Each line below should be retyped exactly, with no pictures.

== Data block ==

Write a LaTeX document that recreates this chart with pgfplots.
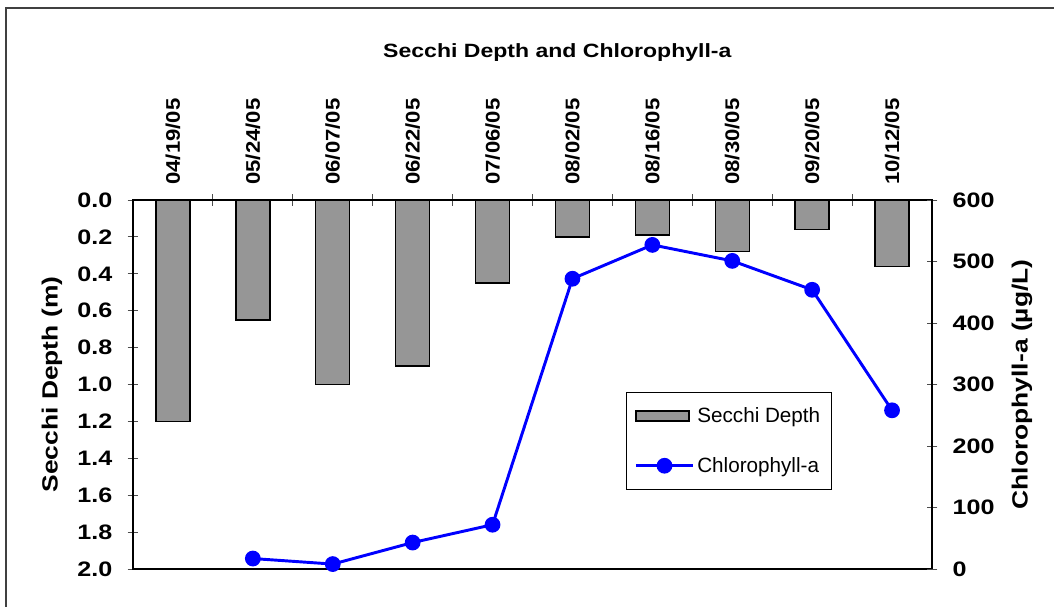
\documentclass[border=0pt]{standalone}
\usepackage{pgfplots}
\pgfplotsset{compat=1.18}
\usepackage{fontspec}
\setmainfont{Liberation Sans}
\newfontfamily\sfont[FakeStretch=1.2]{Liberation Sans}
\newfontfamily\tfont[FakeStretch=1.12]{Liberation Sans}
\definecolor{barfill}{RGB}{150,150,150}
\definecolor{chlblue}{RGB}{0,0,255}
\pgfplotsset{chlleg/.style={legend image code/.code={\draw[mark repeat=2,mark phase=2,##1] plot coordinates {(0pt,0pt) (21.5pt,0pt) (43pt,0pt)};}}}
\begin{document}
\begin{tikzpicture}[x=1pt,y=1pt]
\useasboundingbox (0,0) rectangle (790.5,455.25);
\draw[line width=1.2pt, black!75] (4.5,-5) -- (4.5,449.25) -- (800,449.25);
\node[font=\sfont\bfseries\fontsize{14.4}{17}\selectfont] at (418,416) {Secchi Depth and Chlorophyll-a};
\begin{axis}[
  at={(99.75pt,28.5pt)}, anchor=south west,
  scale only axis, width=599.25pt, height=276.75pt,
  xmin=-0.5, xmax=9.5, ymin=0, ymax=2, y dir=reverse,
  axis line style={line width=1.2pt, black},
  ybar, bar width=25.5pt,
  xtick={0,...,9},
  xticklabels={04/19/05,05/24/05,06/07/05,06/22/05,07/06/05,08/02/05,08/16/05,08/30/05,09/20/05,10/12/05},
  xtick pos=right, xticklabel pos=right,
  minor xtick={0.5,1.5,...,8.5},
  major x tick style={draw=none},
  minor tick length=9pt,
  major tick length=8pt,
  tick align=center,
  tick style={black!70, line width=0.7pt},
  xticklabel style={rotate=90, anchor=west, font=\tfont\bfseries\fontsize{14.8}{17}\selectfont},
  xticklabel shift=4pt,
  ytick={0,0.2,0.4,0.6,0.8,1.0,1.2,1.4,1.6,1.8,2.0},
  ytick pos=left,
  yticklabel style={font=\sfont\bfseries\fontsize{15.7}{18}\selectfont, /pgf/number format/.cd, fixed, fixed zerofill, precision=1},
  yticklabel shift=8pt,
  /pgf/number format/assume math mode=true,
  ylabel={Secchi Depth (m)},
  every axis y label/.style={at={(axis description cs:-0.1014,0.5)}, rotate=90, anchor=center, font=\sfont\bfseries\fontsize{16.5}{20}\selectfont},
]
\addplot[fill=barfill, draw=black, line width=1.1pt] coordinates {
(0,1.2) (1,0.65) (2,1.0) (3,0.9) (4,0.45) (5,0.2) (6,0.19) (7,0.28) (8,0.16) (9,0.36)};
\end{axis}
\begin{axis}[
  at={(99.75pt,28.5pt)}, anchor=south west,
  scale only axis, width=599.25pt, height=276.75pt,
  xmin=-0.5, xmax=9.5, ymin=0, ymax=600,
  axis x line=none, axis y line*=right,
  axis line style={line width=1.2pt, black},
  ytick={0,100,...,600},
  major tick length=8pt, tick align=center,
  tick style={black!70, line width=0.7pt},
  yticklabel style={font=\sfont\bfseries\fontsize{15.7}{18}\selectfont},
  yticklabel shift=8pt,
  /pgf/number format/assume math mode=true,
  ylabel={Chlorophyll-a (µg/L)},
  every axis y label/.style={at={(axis description cs:1.1126,0.5)}, rotate=90, anchor=center, font=\sfont\bfseries\fontsize{16.5}{20}\selectfont},
  legend style={at={(axis description cs:0.617,0.48)}, anchor=north west, draw=black, line width=0.6pt,
    font=\fontsize{15.5}{18}\selectfont, inner xsep=6pt, inner ysep=9.5pt, row sep=20.5pt,
    /tikz/every even column/.append style={column sep=0pt}},
  legend cell align=left,
]
\addlegendimage{legend image code/.code={\draw[fill=barfill,draw=black,line width=1.1pt] (0pt,-3.75pt) rectangle (40pt,3.75pt);}}
\addlegendentry{Secchi Depth}
\addplot[chlblue, line width=2.2pt, mark=*, mark size=4.8pt, mark options={fill=chlblue, draw=chlblue}, chlleg] coordinates {
(1,17) (2,8) (3,43) (4,72) (5,472) (6,527) (7,501) (8,454) (9,258)};
\addlegendentry{Chlorophyll-a}
\end{axis}
\end{tikzpicture}
\end{document}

===

Exercise answer |
Write a LaTeX document that recreates this chart with pgfplots.
\documentclass[border=0pt]{standalone}
\usepackage{pgfplots}
\pgfplotsset{compat=1.18}
\usepackage{fontspec}
\setmainfont{Liberation Sans}
\newfontfamily\sfont[FakeStretch=1.2]{Liberation Sans}
\newfontfamily\tfont[FakeStretch=1.12]{Liberation Sans}
\definecolor{barfill}{RGB}{150,150,150}
\definecolor{chlblue}{RGB}{0,0,255}
\pgfplotsset{chlleg/.style={legend image code/.code={\draw[mark repeat=2,mark phase=2,##1] plot coordinates {(0pt,0pt) (21.5pt,0pt) (43pt,0pt)};}}}
\begin{document}
\begin{tikzpicture}[x=1pt,y=1pt]
\useasboundingbox (0,0) rectangle (790.5,455.25);
\draw[line width=1.2pt, black!75] (4.5,-5) -- (4.5,449.25) -- (800,449.25);
\node[font=\sfont\bfseries\fontsize{14.4}{17}\selectfont] at (418,416) {Secchi Depth and Chlorophyll-a};
\begin{axis}[
  at={(99.75pt,28.5pt)}, anchor=south west,
  scale only axis, width=599.25pt, height=276.75pt,
  xmin=-0.5, xmax=9.5, ymin=0, ymax=2, y dir=reverse,
  axis line style={line width=1.2pt, black},
  ybar, bar width=25.5pt,
  xtick={0,...,9},
  xticklabels={04/19/05,05/24/05,06/07/05,06/22/05,07/06/05,08/02/05,08/16/05,08/30/05,09/20/05,10/12/05},
  xtick pos=right, xticklabel pos=right,
  minor xtick={0.5,1.5,...,8.5},
  major x tick style={draw=none},
  minor tick length=9pt,
  major tick length=8pt,
  tick align=center,
  tick style={black!70, line width=0.7pt},
  xticklabel style={rotate=90, anchor=west, font=\tfont\bfseries\fontsize{14.8}{17}\selectfont},
  xticklabel shift=4pt,
  ytick={0,0.2,0.4,0.6,0.8,1.0,1.2,1.4,1.6,1.8,2.0},
  ytick pos=left,
  yticklabel style={font=\sfont\bfseries\fontsize{15.7}{18}\selectfont, /pgf/number format/.cd, fixed, fixed zerofill, precision=1},
  yticklabel shift=8pt,
  /pgf/number format/assume math mode=true,
  ylabel={Secchi Depth (m)},
  every axis y label/.style={at={(axis description cs:-0.1014,0.5)}, rotate=90, anchor=center, font=\sfont\bfseries\fontsize{16.5}{20}\selectfont},
]
\addplot[fill=barfill, draw=black, line width=1.1pt] coordinates {
(0,1.2) (1,0.65) (2,1.0) (3,0.9) (4,0.45) (5,0.2) (6,0.19) (7,0.28) (8,0.16) (9,0.36)};
\end{axis}
\begin{axis}[
  at={(99.75pt,28.5pt)}, anchor=south west,
  scale only axis, width=599.25pt, height=276.75pt,
  xmin=-0.5, xmax=9.5, ymin=0, ymax=600,
  axis x line=none, axis y line*=right,
  axis line style={line width=1.2pt, black},
  ytick={0,100,...,600},
  major tick length=8pt, tick align=center,
  tick style={black!70, line width=0.7pt},
  yticklabel style={font=\sfont\bfseries\fontsize{15.7}{18}\selectfont},
  yticklabel shift=8pt,
  /pgf/number format/assume math mode=true,
  ylabel={Chlorophyll-a (µg/L)},
  every axis y label/.style={at={(axis description cs:1.1126,0.5)}, rotate=90, anchor=center, font=\sfont\bfseries\fontsize{16.5}{20}\selectfont},
  legend style={at={(axis description cs:0.617,0.48)}, anchor=north west, draw=black, line width=0.6pt,
    font=\fontsize{15.5}{18}\selectfont, inner xsep=6pt, inner ysep=9.5pt, row sep=20.5pt,
    /tikz/every even column/.append style={column sep=0pt}},
  legend cell align=left,
]
\addlegendimage{legend image code/.code={\draw[fill=barfill,draw=black,line width=1.1pt] (0pt,-3.75pt) rectangle (40pt,3.75pt);}}
\addlegendentry{Secchi Depth}
\addplot[chlblue, line width=2.2pt, mark=*, mark size=4.8pt, mark options={fill=chlblue, draw=chlblue}, chlleg] coordinates {
(1,17) (2,8) (3,43) (4,72) (5,472) (6,527) (7,501) (8,454) (9,258)};
\addlegendentry{Chlorophyll-a}
\end{axis}
\end{tikzpicture}
\end{document}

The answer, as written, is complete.